2. `Pseudo-R-sqr` - unlike in linear regression, there is no straightforward way to calculate `r^2` in logistic regression and therefore there are many other metrics that try to present similar information and have similar range (0-1). These metrics fall under the category of `pseudo-r-sqr`. There are many of these - one such list is [here](https://stats.idre.ucla.edu/other/mult-pkg/faq/general/faq-what-are-pseudo-r-squareds/)
    -A value closer to 1 would mean that our independent variables "explain" most of the variation in the dependent variable. A value closer to 0 would mean that the independet variables help explain nothing about the dependent variable.
    - In this case the value is 0.46 and therefore we don't have much explanatory power in our dependent variables and would need more (external) information about our passengers to determine what makes them `satisfied`
   

## Variable Interpretations

First thing to do is to isolate the variables which are statistically significant. In this case (weirdly enough) most variables turn out to be statistically significant as their `p-values` are 0 or close to zero. Only `flight distance` seems to be a statistically insignificant variable at 95% confidence interval.

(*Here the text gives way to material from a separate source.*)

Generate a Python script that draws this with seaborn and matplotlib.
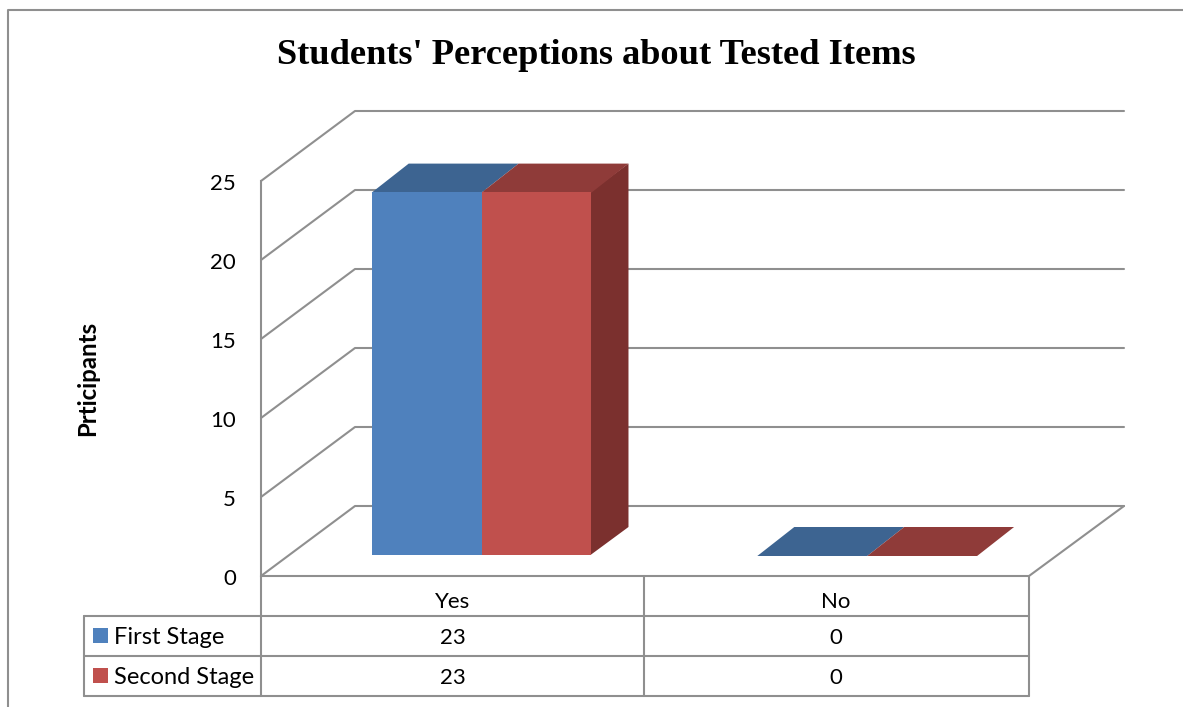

Now even though a lot of variables might be statistically significant, we still need to assess their impact on the dependent variable. For that we focus on the `coef` values. But directly staring at the coef values is not that informative and therefore we first convert the coeficients into `log-odds`

Since we assume that the variables are independent of each other, so we can look at each individually.

Recall that logistic regression equation is 

![image.png](attachment:image.png)

Therefore suppose we want to interpret the impact of variable `x1` on how `satisfied` it makes a person, since all variables are independent we can keep them constant and *ignore* them. 

This will reduce the equation to 

`log(odds) = B1*x1`

then we can move the log to the other side

`odds = exp(B1 * x1)`

now we can safely interpret the change in odds of someone being `satisfied` or `dissatisfied` by looking at the exponent of the coeficient of the `x1` variable.

More concretly, lets take the exponent of all coeficients we have.


In [None]:
np.exp(log_reg.params)

Now suppose we want to see how `Type of Travel` impacts the `satisfaction` level.

Lets look at the `exp(coeficient of type of travel)`.
The value is `0.0704`. Now thing to remember is that the reference category for type of travel is `Business Travel`. So the way to interpret this is that `Personal Travel` reduces the odds of being `satisfied` compared to `Business Travel`. 

People who are on personal travel are `(1-0.07)*100 = 93%` less likely to be satisfied compared to people on business travel. That was surprising right ? Duh.